The data (object/file) size for an operation.

  • Operations:

    • Successful Read, Write, Copy

  • Metric data point:

    • Gauge

  • Unit:

    • Bytes

  • Attributes:

    • multistorageclient.provider (e.g. s3)

    • multistorageclient.operation (e.g. read)

    • multistorageclient.status (e.g. success, error.{Python error class name})

  • Timestamp:

    • Operation End

multistorageclient.data_rate

The data size divided by the latency for an operation. Equivalent to an operation’s average data rate.

  • Operations:

    • Successful Read, Write, Copy

  • Metric data point:

    • Gauge

  • Unit:

    • Bytes/Second

  • Attributes:

    • multistorageclient.provider (e.g. s3)

    • multistorageclient.operation (e.g. read)

    • multistorageclient.status (e.g. success, error.{Python error class name})

  • Timestamp:

    • Operation End

multistorageclient.request.sum

The sum of operation starts.

  • Operations:

    • All

  • Metric data point:

    • Sum

  • Unit:

    • Requests

  • Attributes:

    • multistorageclient.provider (e.g. s3)

    • multistorageclient.operation (e.g. read)

  • Timestamp:

    • Operation Start

multistorageclient.response.sum

The sum of operation ends.

  • Operations:

    • All

  • Metric data point:

    • Sum

  • Unit:

    • Responses

  • Attributes:

    • multistorageclient.provider (e.g. s3)
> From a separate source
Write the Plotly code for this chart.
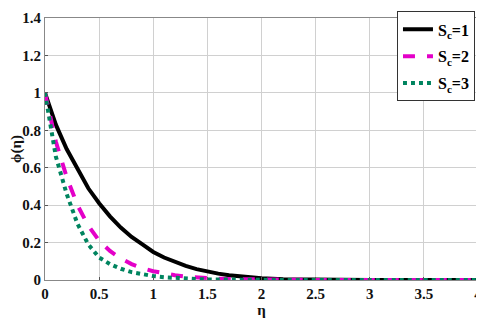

    • multistorageclient.operation (e.g. read)

    • multistorageclient.status (e.g. success, error.{Python error class name})

  • Timestamp:

    • Operation End

multistorageclient.data_size.sum

The data (object/file) size for all operations.

  • Operations:

    • Successful Read, Write, Copy

  • Metric data point:

    • Sum

  • Unit:

    • Bytes

  • Attributes:

    • multistorageclient.provider (e.g. s3)

    • multistorageclient.operation (e.g. read)

    • multistorageclient.status (e.g. success, error.{Python error class name})

  • Timestamp:

    • Operation End

Traces

MSC publishes spans using a tail sampler which publishes errors and high-latency traces. The span pipeline currently isn’t configurable except the exporter.